Werner Boy's Surface

In 1901, David Hilbert assigned Werner Boy the task of proving once and for all that it was impossible to embed the Projective Plane into 3-space without singularities. Instead Boy came back with this surface.

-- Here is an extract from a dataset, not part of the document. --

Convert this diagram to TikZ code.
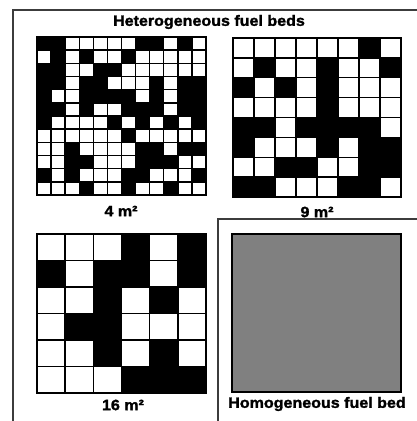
\documentclass[tikz,border=0pt]{standalone}
\usepackage{fontspec}
\setmainfont{Liberation Sans}
\newfontfamily\heavyfont{Liberation Sans}[BoldFeatures={FakeBold=1.6}]
\definecolor{bedgray}{RGB}{128,128,128}
\definecolor{framegray}{RGB}{60,60,60}
\newcommand\fuelgrid[6]{%
  \pgfmathsetmacro\fgw{(#3-#1)/#5}%
  \pgfmathsetmacro\fgh{(#4-#2)/#5}%
  \foreach \rw [count=\ri from 0] in {#6}{%
    \foreach \cv [count=\ci from 0] in \rw{%
      \ifnum\cv=1\relax
        \fill ({#1+\ci*\fgw},{#2+\ri*\fgh}) rectangle ++(\fgw,\fgh);%
      \fi
    }%
  }%
  \foreach \k in {0,...,#5}{%
    \draw[gridline] ({#1+\k*\fgw},#2) -- ({#1+\k*\fgw},#4);
    \draw[gridline] (#1,{#2+\k*\fgh}) -- (#3,{#2+\k*\fgh});
  }%
}
\newcommand\wide[1]{\scalebox{1.07}[1]{#1}}
\begin{document}
\begin{tikzpicture}[x=1pt,y=-1pt,
  lbl/.style={font=\heavyfont\bfseries\fontsize{15}{15}\selectfont, inner sep=0pt},
  gridline/.style={line width=1.4pt, black, line cap=rect},
  frameline/.style={line width=1.5pt, framegray}]
\useasboundingbox (0,0) rectangle (417,421);
\clip (0,0) rectangle (417,421);
\fill[white] (0,0) rectangle (417,421);
% frames
\coordinate (fa) at (13,440);
\coordinate (fb) at (13,10);
\coordinate (fc) at (440,10);
\draw[frameline] (fa) -- (fb) -- (fc);
\coordinate (ha) at (218,440);
\coordinate (hb) at (218,219);
\coordinate (hc) at (440,219);
\draw[frameline] (ha) -- (hb) -- (hc);
% title
\node[lbl] (title) at (209,22) {\wide{Heterogeneous fuel beds}};
% 4 m2 grid
\fuelgrid{37}{37}{206}{195}{12}{%
 {1,1,0,0,0,0,0,1,1,0,1,0},
 {0,1,0,1,0,0,1,0,0,0,0,0},
 {1,1,0,0,1,1,0,0,0,0,0,0},
 {1,1,0,1,1,0,0,0,1,0,1,1},
 {1,0,0,1,1,1,1,0,1,0,1,1},
 {1,1,0,1,0,0,1,1,1,0,1,1},
 {1,0,0,0,0,1,0,1,0,1,0,1},
 {0,0,0,0,0,0,1,0,0,0,0,0},
 {0,0,1,0,0,0,0,1,1,0,1,1},
 {0,0,1,1,0,0,0,1,1,1,0,0},
 {1,0,1,0,0,0,1,1,0,0,0,1},
 {0,0,0,1,0,0,1,0,0,1,0,0}}
\node[lbl] (l4) at (121,211) {\wide{4 m²}};
% 9 m2 grid
\fuelgrid{233}{38}{401}{197}{8}{%
 {0,0,0,0,0,0,1,0},
 {0,1,0,0,1,0,0,1},
 {1,0,1,0,1,0,0,0},
 {0,0,0,0,1,0,0,0},
 {1,1,0,1,1,1,1,0},
 {1,0,0,0,1,0,1,1},
 {0,0,1,1,0,0,1,1},
 {1,1,0,0,0,1,1,0}}
\node[lbl] (l9) at (317,212) {\wide{9 m²}};
% 16 m2 grid
\fuelgrid{37}{234}{206}{393}{6}{%
 {0,0,0,1,0,1},
 {1,0,1,1,0,1},
 {0,0,1,0,1,0},
 {0,1,1,0,0,0},
 {0,0,1,0,1,0},
 {0,0,0,1,1,1}}
\node[lbl] (l16) at (123,405) {\wide{16 m²}};
% homogeneous bed
\filldraw[fill=bedgray, draw=black, line width=1.2pt] (232,234) rectangle (401,392);
\node[lbl] (lh) at (317,404) {\wide{Homogeneous fuel bed}};
% frame line drawn over the 9 m2 label
\draw[frameline] (hb) -- (hc);
\end{tikzpicture}
\end{document}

It has a triple point, but no singularity.

n = 128;
u = linspace(0,pi,n);
v = linspace(0,pi,n);

u = repmat(u,n,1);
v = repmat(v',1,n);

x = cos(v).*sin(u);
y = sin(v).*sin(u);
z = cos(u);
f = 1/2*((2*x.^2-y.^2-z.^2) + 2*y.*z.*(y.^2-z.^2) +  ...
    z.*x.*(x.^2-z.^2) + x.*y.*(y.^2-x.^2));
g = sqrt(3)/2 * ((y.^2-z.^2) + z.*x.*(z.^2-x.^2) + x.*y.*(y.^2-x.^2));
h = (x+y+z).*((x+y+z).^3 + 4*(y-x).*(z-y).*(x-z));

clf
s = surf(f,g,h/10,u, ...
    'LineStyle','none', ...
    'FaceLighting','gouraud', ...
    'FaceColor','interp');
colormap jet;

axis off;
daspect([1 1 1]);
l1 = light;
l2 = light;
lightangle(l1,70,-40);
lightangle(l2,-30,80);
view(-40,32);
camzoom(1.5);